Hurricane Frances forced numerous Florida businesses to shut down for several days. As of late Wednesday afternoon, for instance, callers to Delray Beach, FL-based writing tools cataloger Levenger were greeted by this message: “Levenger is temporarily closed due to Hurricane Frances. We will reopen as soon as we can.”
Jacksonville, FL-based Ultama Swimwear closed at noon on Friday and did not reopen until yesterday. “We had no power, so we couldn’t operate at all,” says Internet marketing manager John Eaton. The swimsuit cataloger continued to take orders throughout the storm thanks to its third-party call center, located beyond Frances’s path. But with the administrative and fulfillment departments closed on Tuesday, orders placed over the weekend were delayed by 24 hours.

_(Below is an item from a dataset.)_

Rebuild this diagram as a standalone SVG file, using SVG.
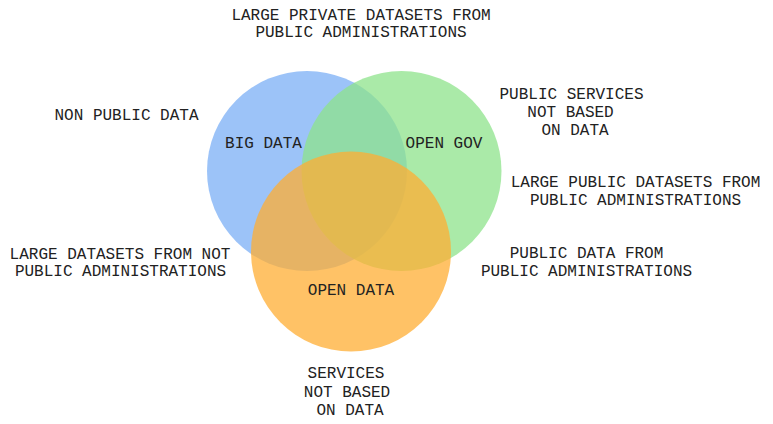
<svg xmlns="http://www.w3.org/2000/svg" width="773" height="424" viewBox="0 0 773 424">
<style>
text{font-family:"Liberation Mono","DejaVu Sans Mono",monospace;font-size:16px;fill:#222;text-anchor:middle}
.c{fill-opacity:0.75}
</style>
<rect width="773" height="424" fill="#fff"/>
<g id="big-data"><circle class="c" cx="307" cy="171" r="100" fill="#7bafF6"/></g>
<g id="open-gov"><circle class="c" cx="401.5" cy="171" r="100" fill="#8ee38b"/></g>
<g id="open-data"><circle class="c" cx="351" cy="251.5" r="100" fill="#ffae33"/></g>
<g id="labels-sets">
<text x="263.5" y="148">BIG DATA</text>
<text x="444" y="148">OPEN GOV</text>
<text x="351" y="295">OPEN DATA</text>
</g>
<g id="label-top">
<text x="361" y="19.5">LARGE PRIVATE DATASETS FROM</text>
<text x="361" y="37">PUBLIC ADMINISTRATIONS</text>
</g>
<g id="label-non-public">
<text x="126.5" y="119.5">NON PUBLIC DATA</text>
</g>
<g id="label-public-services">
<text x="571.5" y="98.5">PUBLIC SERVICES</text>
<text x="570.5" y="116.5">NOT BASED</text>
<text x="575" y="134.5">ON DATA</text>
</g>
<g id="label-large-public">
<text x="635.5" y="187">LARGE PUBLIC DATASETS FROM</text>
<text x="635.5" y="205">PUBLIC ADMINISTRATIONS</text>
</g>
<g id="label-large-not-public">
<text x="120" y="258.5">LARGE DATASETS FROM NOT</text>
<text x="120.5" y="276">PUBLIC ADMINISTRATIONS</text>
</g>
<g id="label-public-data">
<text x="586.5" y="258">PUBLIC DATA FROM</text>
<text x="586.5" y="276">PUBLIC ADMINISTRATIONS</text>
</g>
<g id="label-services">
<text x="346" y="377.5">SERVICES</text>
<text x="347" y="396.5">NOT BASED</text>
<text x="350" y="415">ON DATA</text>
</g>
</svg>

To prepare for the onslaught of intense winds and rain, the company unhooked all of its computers and computer-related connections, such as its Internet connection, to prevent an electrical surge. There was no need to create additional software files, since the company backs up its customer order files daily. Ultama’s 13 employees were offered special emergency leave with pay, but nobody chose to use it, says Eaton. He was without electricity at his house until Tuesday night, but the other employees had regained power by Monday afternoon.
Another Jacksonville-based cataloger, Venus Swimwear, closed its 90-seat call center for about 36 hours, says president Daryle Scott. “Mainly as a precaution for employees, we closed Saturday night, then reopened the call center on Labor Day.” A prerecorded message greeted callers and explained that Hurricane Frances was the reason for the center’s closing. The message directed customers to Venus Website or to call on Monday. “Because of the Website and the fact that we reopened so quickly, there’s been a minimal interruption in business and zero customer complaints,” Scott says. “Of course, now we’ve got Hurricane Ivan to contend with.”

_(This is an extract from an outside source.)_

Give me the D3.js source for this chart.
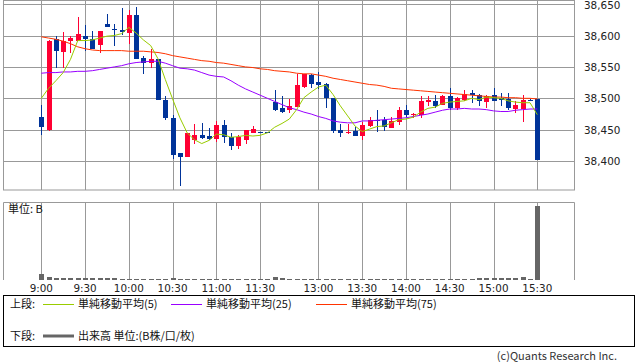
<!DOCTYPE html>
<html>
<head>
<meta charset="utf-8">
<script src="https://cdn.jsdelivr.net/npm/d3@7/dist/d3.min.js"></script>
<style>
  body { margin: 0; background: #fff; }
  svg { display: block; }
  .num { font-family: "DejaVu Sans", sans-serif; font-size: 10.4px; fill: #222; }
  .jp { font-family: "Noto Sans CJK JP", sans-serif; font-size: 11px; fill: #111; }
</style>
</head>
<body>
<div id="chart"></div>
<script>
// 5-minute bars, 9:00 - 15:30 (index 0..68)
var opens  = [38471,38449,38595,38573,38591,38592,38600,38595,38585,38619,38611,38609,38604,38632,38565,38556,38562,38498,38469,38413,
              38406,38433,38441,38440,38436,38457,38439,38424,38434,38445,38447,38446,38494,38485,38482,38486,38518,38537,38526,38523,
              38500,38450,38444,38448,38440,38456,38466,38466,38453,38462,38481,38473,38473,38494,38495,38490,38504,38484,38498,38509,
              38506,38494,38505,38500,38499,38483,38483,38498,38499];
var highs  = [38490,38593,38600,38605,38600,38629,38616,38608,38608,38634,38619,38644,38640,38646,38568,38578,38563,38503,38473,38413,
              38445,38459,38460,38453,38464,38465,38444,38441,38449,38456,38447,38446,38514,38503,38499,38538,38538,38538,38542,38524,
              38501,38459,38459,38454,38462,38470,38481,38470,38470,38486,38490,38477,38503,38503,38505,38505,38517,38502,38514,38514,
              38507,38506,38517,38508,38508,38495,38505,38499,38499];
var lows   = [38441,38448,38549,38549,38572,38592,38576,38578,38572,38613,38584,38601,38587,38563,38539,38549,38497,38466,38404,38361,
              38406,38427,38435,38434,38430,38429,38417,38420,38427,38445,38444,38444,38480,38477,38477,38486,38516,38517,38515,38485,
              38445,38438,38443,38440,38433,38455,38446,38448,38453,38457,38470,38469,38468,38487,38484,38490,38482,38482,38496,38493,
              38488,38484,38496,38488,38482,38477,38462,38496,38402];
var closes = [38455,38592,38576,38592,38596,38603,38594,38578,38608,38613,38609,38605,38632,38563,38557,38563,38498,38468,38410,38407,
              38444,38441,38437,38436,38457,38438,38424,38438,38449,38451,38444,38444,38481,38479,38487,38521,38538,38523,38522,38500,
              38448,38445,38447,38440,38457,38465,38464,38455,38464,38481,38473,38475,38495,38498,38487,38503,38485,38500,38507,38505,
              38495,38504,38496,38498,38485,38489,38498,38497,38402];

var ma5  = [38500,38516,38528,38541,38562,38592,38592,38593,38596,38599,38600,38603,38613,38604,38593,38584,38563,38530,38499,38469,
            38445,38434,38428,38433,38443,38442,38438,38439,38441,38440,38441,38445,38454,38460,38467,38482,38501,38510,38518,38521,
            38506,38488,38472,38456,38447,38451,38455,38456,38461,38466,38467,38470,38478,38484,38486,38492,38494,38495,38496,38500,
            38498,38502,38501,38500,38496,38494,38493,38493,38474];
var ma25 = [38540,38541,38541,38542,38542,38543,38543,38544,38546,38548,38550,38552,38555,38557,38558,38559,38559,38556,38552,38548,
            38547,38545,38541,38537,38535,38534,38528,38521,38515,38510,38505,38500,38495,38490,38485,38482,38478,38475,38471,38468,
            38464,38462,38461,38461,38464,38464,38465,38466,38467,38468,38469,38471,38473,38475,38478,38481,38483,38483,38484,38483,
            38483,38482,38480,38479,38479,38481,38482,38483,38483];
var ma75 = [38598,38596,38594,38591,38587,38582,38579,38577,38576,38576,38576,38576,38575,38575,38575,38574,38573,38571,38568,38566,
            38564,38562,38560,38559,38557,38556,38554,38552,38550,38549,38547,38546,38544,38543,38542,38540,38539,38539,38537,38535,
            38532,38530,38528,38526,38524,38522,38521,38519,38516,38515,38514,38513,38512,38511,38510,38509,38508,38507,38506,38505,
            38504,38503,38502,38502,38501,38501,38500,38500,38499];

// volume (unit B)
var volumes = [0.6,0.27,0.17,0.15,0.15,0.15,0.15,0.15,0.15,0.15,0.15,0.1,0.1,0.1,0.1,0.1,0.1,0.1,0.17,0.1,
               0.1,0.1,0.1,0.1,0.1,0.1,0.1,0.1,0.1,0.1,0.1,0.1,0.27,0.17,0.1,0.1,0.1,0.1,0.1,0.1,
               0.1,0.1,0.1,0.1,0.1,0.1,0.1,0.1,0.1,0.1,0.1,0.1,0.1,0.1,0.1,0.1,0.1,0.1,0.1,0.1,
               0.17,0.17,0.17,0.17,0.17,0.17,0.27,0.1,7.35];

var timeTickIdx = [0,6,12,18,24,30,38,44,50,56,62,68];
var timeLabels  = ["9:00","9:30","10:00","10:30","11:00","11:30","13:00","13:30","14:00","14:30","15:00","15:30"];
var priceTicks  = [38400,38450,38500,38550,38600,38650];

var width = 638, height = 362,
  main = {left: 3, right: 574, top: 1, bottom: 190},
  vol = {left: 3, right: 574, top: 202, bottom: 280},
  gridColor = "#999",
  upColor = "#ff0033",
  downColor = "#003399";

var svg = d3.select("#chart").append("svg")
  .attr("width", width)
  .attr("height", height);

var x = d3.scaleLinear().domain([0, 68]).range([41.3, 537.3]);
var y = d3.scaleLinear().domain([38354, 38655]).range([main.bottom, main.top]);
var yv = d3.scaleLinear().domain([0, 7.8]).range([vol.bottom, vol.top]);

var px = (i) => Math.round(x(i));

// ---- main panel grid
var g = svg.append("g");
g.selectAll(".hgrid").data(priceTicks).enter().append("line")
  .attr("x1", main.left).attr("x2", main.right)
  .attr("y1", d => Math.round(y(d)) + 0.5).attr("y2", d => Math.round(y(d)) + 0.5)
  .attr("stroke", gridColor);

g.selectAll(".vgrid").data(timeTickIdx).enter().append("line")
  .attr("x1", d => px(d) + 0.5).attr("x2", d => px(d) + 0.5)
  .attr("y1", main.top).attr("y2", main.bottom)
  .attr("stroke", gridColor);

g.append("rect")
  .attr("x", main.left + 0.5).attr("y", main.top - 0.5)
  .attr("width", main.right - main.left).attr("height", main.bottom - main.top + 0.5)
  .attr("fill", "none").attr("stroke", gridColor);

// price labels on the right (top one kept inside the page)
g.selectAll(".plabel").data(priceTicks).enter().append("text")
  .attr("class", "num")
  .attr("x", 584)
  .attr("y", d => Math.max(9, y(d) + 4))
  .text(d => d3.format(",")(d));

// ---- candles
var candles = g.selectAll(".candle").data(closes).enter().append("g");
candles.append("line")
  .attr("x1", (d, i) => px(i) + 0.5).attr("x2", (d, i) => px(i) + 0.5)
  .attr("y1", (d, i) => Math.round(y(highs[i])))
  .attr("y2", (d, i) => Math.round(y(lows[i])))
  .attr("stroke", (d, i) => d >= opens[i] ? upColor : downColor);
candles.append("rect")
  .attr("x", (d, i) => px(i) - 2)
  .attr("width", 5)
  .attr("y", (d, i) => Math.round(y(Math.max(d, opens[i]))))
  .attr("height", (d, i) => Math.max(1, Math.round(y(Math.min(d, opens[i]))) - Math.round(y(Math.max(d, opens[i])))))
  .attr("fill", (d, i) => d >= opens[i] ? upColor : downColor);

// ---- moving averages
var line = d3.line().x((d, i) => x(i)).y(d => y(d));
[[ma75, "#ff3300"], [ma25, "#9900ff"], [ma5, "#99cc00"]].forEach(function(s) {
  g.append("path")
    .datum(s[0])
    .attr("d", line)
    .attr("fill", "none")
    .attr("stroke", s[1])
    .attr("stroke-width", 1);
});

// ---- volume panel
var gv = svg.append("g");
gv.selectAll(".vgrid").data(timeTickIdx).enter().append("line")
  .attr("x1", d => px(d) + 0.5).attr("x2", d => px(d) + 0.5)
  .attr("y1", vol.top).attr("y2", vol.bottom)
  .attr("stroke", gridColor);
gv.append("path")
  .attr("d", "M" + (vol.left + 0.5) + "," + vol.bottom + "V" + (vol.top + 0.5) + "H" + (vol.right + 0.5) + "V" + vol.bottom)
  .attr("fill", "none").attr("stroke", gridColor);

gv.selectAll(".vbar").data(volumes).enter().append("rect")
  .attr("x", (d, i) => px(i) - 2)
  .attr("width", 5)
  .attr("y", d => vol.bottom - Math.max(1, Math.round(vol.bottom - yv(d))))
  .attr("height", d => Math.max(1, Math.round(vol.bottom - yv(d))))
  .attr("fill", "#666");

gv.append("text").attr("class", "jp").attr("x", 8).attr("y", 213).text("単位: B");

// time labels
gv.selectAll(".tlabel").data(timeTickIdx).enter().append("text")
  .attr("class", "num")
  .attr("text-anchor", "middle")
  .attr("x", d => x(d))
  .attr("y", 292)
  .text((d, i) => timeLabels[i]);

// ---- legend
var lg = svg.append("g");
lg.append("rect")
  .attr("x", 3.5).attr("y", 295.5).attr("width", 631).attr("height", 51)
  .attr("fill", "none").attr("stroke", "#000");

var legendItems = [
  {x: 43, label: "単純移動平均(5)", color: "#99cc00"},
  {x: 171, label: "単純移動平均(25)", color: "#9900ff"},
  {x: 316, label: "単純移動平均(75)", color: "#ff3300"}
];
lg.append("text").attr("class", "jp").attr("x", 10).attr("y", 308).text("上段:");
legendItems.forEach(function(d) {
  lg.append("line")
    .attr("x1", d.x).attr("x2", d.x + 31)
    .attr("y1", 304.5).attr("y2", 304.5)
    .attr("stroke", d.color);
  lg.append("text").attr("class", "jp").attr("x", d.x + 35).attr("y", 308).text(d.label);
});
lg.append("text").attr("class", "jp").attr("x", 10).attr("y", 340).text("下段:");
lg.append("line")
  .attr("x1", 43).attr("x2", 74).attr("y1", 336).attr("y2", 336)
  .attr("stroke", "#666").attr("stroke-width", 3);
lg.append("text").attr("class", "jp").attr("x", 78).attr("y", 340).text("出来高 単位:(B株/口/枚)");

svg.append("text").attr("class", "jp")
  .attr("x", 617).attr("y", 360)
  .attr("text-anchor", "end")
  .style("fill", "#333")
  .text("(c)Quants Research Inc.");
</script>
</body>
</html>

Indeed, Richard Smith, corporate accounts manager for flowers cataloger Calyx & Corolla, says that he and his five co-workers in the company’s Vero Beach, FL, office are monitoring Ivan’s progress. “We haven’t taken the storm shutters off our homes yet,” he says.
The Wednesday before Frances struck, the Calyx & Corolla office received a call from Elisabeth Robert, the president/CEO of its Shelburne, CT-based parent company, Vermont Teddy Bear Co. Robert advised them to close the offices Wednesday and Thursday to “make preparations for our home and family, or to evacuate,” Smith says. Employees were given those two days off with pay. Work was also optional the day after Labor Day, to give the workers time to get their homes in order.
At least the employees, who handle Calyx & Corolla’s creative and merchandising, were ahead of schedule in putting together the first of Calyx & Corolla’s three Mother’s Day catalogs. Hurricane Frances “will not delay the printing or mailing date of the catalog at all, because we’re almost 30 days ahead of schedule,” Smith says.
Employees were given the option of taking the rest of this week off without pay or using their vacation or personal days, says Smith. One employee, the IT manager, chose to use his vacation days this week to move his family out of a home that suffered water damage after two trees punctured holes in the roof.
To secure the offices, Calyx & Corolla employees unplugged all electronic devices, wrapped the machinery in plastic, and placed them on desks in case the floors became flooded. Since the company’s office space in Vero Beach is rented, the company was not responsible for securing outdoor structures such as its windows.
Fortunately, says Smith, the preparations turned out to be unnecessary. “We did not lose electricity, or if we did, we were not aware of it on Tuesday morning. The air-conditioning, everything was on,” he says. That may be due to the office’s proximity to the city’s Emergency Operations Center (EOC), which is housed in the county administration building, just a block from Calyx & Corolla.
Four of the office’s six employees, including Smith, were still without electricity and running water. And the commute to and from work has been more hazardous than usual. “The intersections that used to have red lights have no red lights any more, and there are no stop signs,” says Smith.